On Tuesday's Liveline, Joe Duffy also tinkered with recent history. Animal rights activist John Carmody passionately questioned the health of circus elephants in Fermoy, which prompted some silly back-and-forth over whether an elephant looked happy in a photo.
Then Duffy said: "But sure a performing animal has just won an Oscar -- Uggie ... in The Artist." Just to be clear, Uggie did not win an Oscar, because he is a dog, but a little later Duffy again said: "Come back to my question of the dog that won the Oscar."
It wasn't entirely clear what his question was. Mine is: have we reached a point where Joe Duffy is so revered no one contradicts him? "Get that Oscar-winning dog on the phone!" I expected him to yell, followed by the nervous sounds of a researcher sourcing a talking terrier.

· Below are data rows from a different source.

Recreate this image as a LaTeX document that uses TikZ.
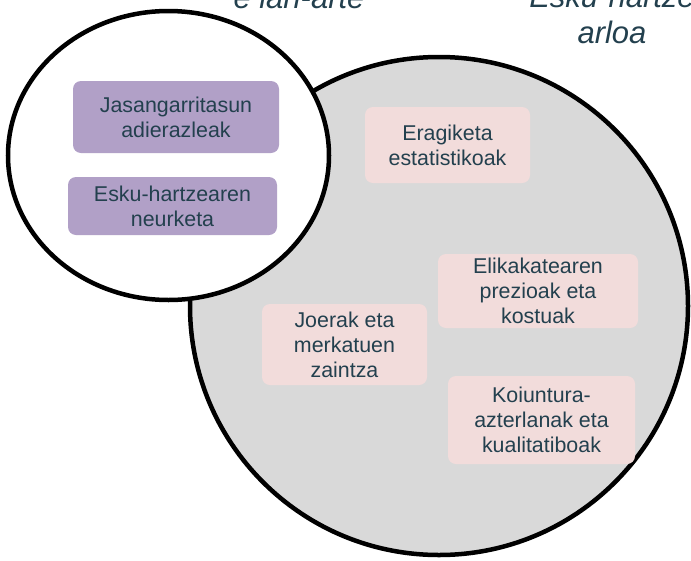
\documentclass[tikz,border=0pt]{standalone}
\usepackage{fontspec}
\setmainfont{Liberation Sans}
\definecolor{textteal}{HTML}{23404E}
\definecolor{lila}{HTML}{B1A0C7}
\definecolor{arrosa}{HTML}{F2DCDB}
\definecolor{greyfill}{HTML}{D9D9D9}
\begin{document}
\begin{tikzpicture}[x=1pt,y=-1pt,
    lilabox/.style={fill=lila,rounded corners=8pt,align=center,text=textteal,
      font=\fontsize{21.4}{25}\selectfont,inner sep=0pt},
    pinkbox/.style={fill=arrosa,rounded corners=8pt,align=center,text=textteal,
      font=\fontsize{21.4}{25}\selectfont,inner sep=0pt},
    areatitle/.style={align=center,text=textteal,
      font=\fontsize{31}{36}\selectfont\itshape,inner sep=0pt}]
  \useasboundingbox (0,0) rectangle (691,560);
  \clip (0,0) rectangle (691,560);

  % the two areas
  \draw[line width=4.5pt,fill=greyfill] (439,306) circle[radius=249pt];
  \draw[line width=4.5pt,fill=white] (168.5,155.5) ellipse[x radius=160.5pt,y radius=144.5pt];

  % titles, cut by the page
  \node[areatitle,anchor=base] (worktitle) at (299,8) {e lan-arte};
  \node[areatitle,anchor=base] (esktitle) at (612,43) {Esku-hartze\\arloa};

  % small circle
  \node[lilabox,minimum width=206pt,minimum height=72pt] (jasang) at (176,117) {Jasangarritasun\\adierazleak};
  \node[lilabox,minimum width=209pt,minimum height=58pt] (neurketa) at (172.5,206) {Esku-hartzearen\\neurketa};

  % big circle
  \node[pinkbox,minimum width=165pt,minimum height=76pt] (eragiketa) at (447.5,145) {Eragiketa\\estatistikoak};
  \node[pinkbox,minimum width=200pt,minimum height=74pt] (prezioak) at (538,291) {Elikakatearen\\prezioak eta\\kostuak};
  \node[pinkbox,minimum width=165pt,minimum height=81pt] (joerak) at (344.5,344.5) {Joerak eta\\merkatuen\\zaintza};
  \node[pinkbox,minimum width=187pt,minimum height=88pt] (koiuntura) at (541.5,420) {Koiuntura-\\azterlanak eta\\kualitatiboak};
\end{tikzpicture}
\end{document}
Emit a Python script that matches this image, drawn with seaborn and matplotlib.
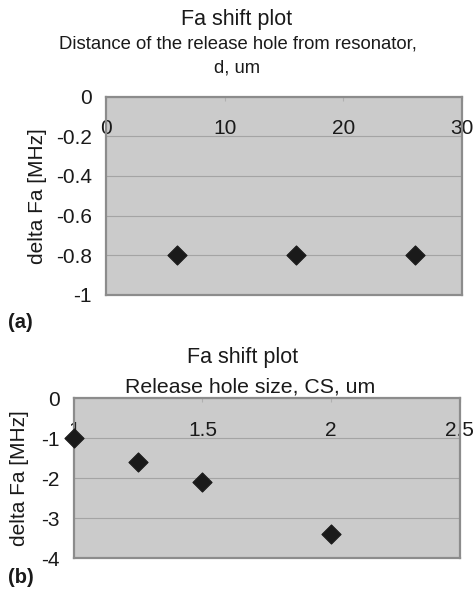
import matplotlib
matplotlib.use("Agg")
import matplotlib.pyplot as plt
import seaborn as sns
import pandas as pd

# panel (a): distance of release hole from resonator
dist_um = [6, 16, 26]
dist_shift = [-0.8, -0.8, -0.8]
dist_xticks = [0, 10, 20, 30]
dist_yticks = [0, -0.2, -0.4, -0.6, -0.8, -1]

# panel (b): release hole size
size_um = [1, 1.25, 1.5, 2]
size_shift = [-1, -1.6, -2.1, -3.4]
size_xticks = [1, 1.5, 2, 2.5]
size_yticks = [0, -1, -2, -3, -4]

sns.set_style("white")
plt.rcParams["font.family"] = ["Liberation Sans", "DejaVu Sans"]

face = "#cbcbcb"
edge = "#8c8c8c"

fig = plt.figure(figsize=(4.73, 5.97), dpi=100)


def style_ax(ax, xticks, yticks, pad):
    ax.set_facecolor(face)
    ax.set_xlim(xticks[0], xticks[-1])
    ax.set_ylim(yticks[-1], yticks[0])
    ax.set_xticks(xticks)
    ax.set_xticklabels([f"{v:g}" for v in xticks])
    ax.set_yticks(yticks)
    ax.set_yticklabels([f"{v:g}" for v in yticks])
    ax.xaxis.set_ticks_position("top")
    ax.tick_params(axis="x", direction="in", length=3, color="#b0b0b0",
                   labelsize=15, labelcolor="#1a1a1a", pad=pad)
    ax.tick_params(axis="y", direction="out", length=3, color="#b0b0b0",
                   labelsize=15, labelcolor="#1a1a1a", pad=7)
    ax.yaxis.grid(True, color="#a4a4a4", linewidth=0.8)
    ax.xaxis.grid(False)
    for s in ax.spines.values():
        s.set_color(edge)
        s.set_linewidth(1.6)
        s.set_visible(True)
    ax.set_xlabel("")
    ax.set_ylabel("delta Fa [MHz]", fontsize=15, color="#1a1a1a")


# panel (a)
ax1 = fig.add_axes([0.224, 0.506, 0.753, 0.332])
df_a = pd.DataFrame({"d": dist_um, "shift": dist_shift})
sns.scatterplot(data=df_a, x="d", y="shift", marker="D", s=95,
                color="#1a1a1a", edgecolor="#1a1a1a", ax=ax1, zorder=3)
style_ax(ax1, dist_xticks, dist_yticks, -30)
ax1.yaxis.set_label_coords(-0.165, 0.5)

tc = "#1a1a1a"
fig.text(0.5, 0.968, "Fa shift plot", ha="center", va="center",
         fontsize=15.5, color=tc)
fig.text(0.502, 0.926, "Distance of the release hole from resonator,",
         ha="center", va="center", fontsize=13.3, color=tc)
fig.text(0.502, 0.886, "d, um", ha="center", va="center", fontsize=13.3,
         color=tc)
fig.text(0.017, 0.46, "(a)", ha="left", va="center", fontsize=14.5,
         fontweight="bold", color=tc)

# panel (b)
ax2 = fig.add_axes([0.156, 0.065, 0.816, 0.268])
df_b = pd.DataFrame({"cs": size_um, "shift": size_shift})
sns.scatterplot(data=df_b, x="cs", y="shift", marker="D", s=95,
                color="#1a1a1a", edgecolor="#1a1a1a", ax=ax2, zorder=3,
                clip_on=False)
style_ax(ax2, size_xticks, size_yticks, -30)
ax2.yaxis.set_label_coords(-0.115, 0.5)

fig.text(0.512, 0.402, "Fa shift plot", ha="center", va="center",
         fontsize=15.5, color=tc)
fig.text(0.529, 0.352, "Release hole size, CS, um", ha="center",
         va="center", fontsize=15.3, color=tc)
fig.text(0.017, 0.032, "(b)", ha="left", va="center", fontsize=14.5,
         fontweight="bold", color=tc)

fig.savefig("out.png", dpi=100)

Amid all the handwringing about hidden liberal agendas, it's worth remembering that it's the liberalisation of Ireland that allows abuse victims to speak freely on national radio.
On Tuesday, Lorraine Mulvey spoke to Ray D'Arcy about years of abuse suffered at the hands of her father, convicted the day before.
She spoke in heart-breaking detail about the abuse and its aftermath. As well-wishers and fellow abuse-survivors texted in, D'Arcy himself was moved to tears. "I have to stop," he said, his voice catching. "I shouldn't be crying." I'd say most people listening were moved.
On many important issues, we're all liberals now.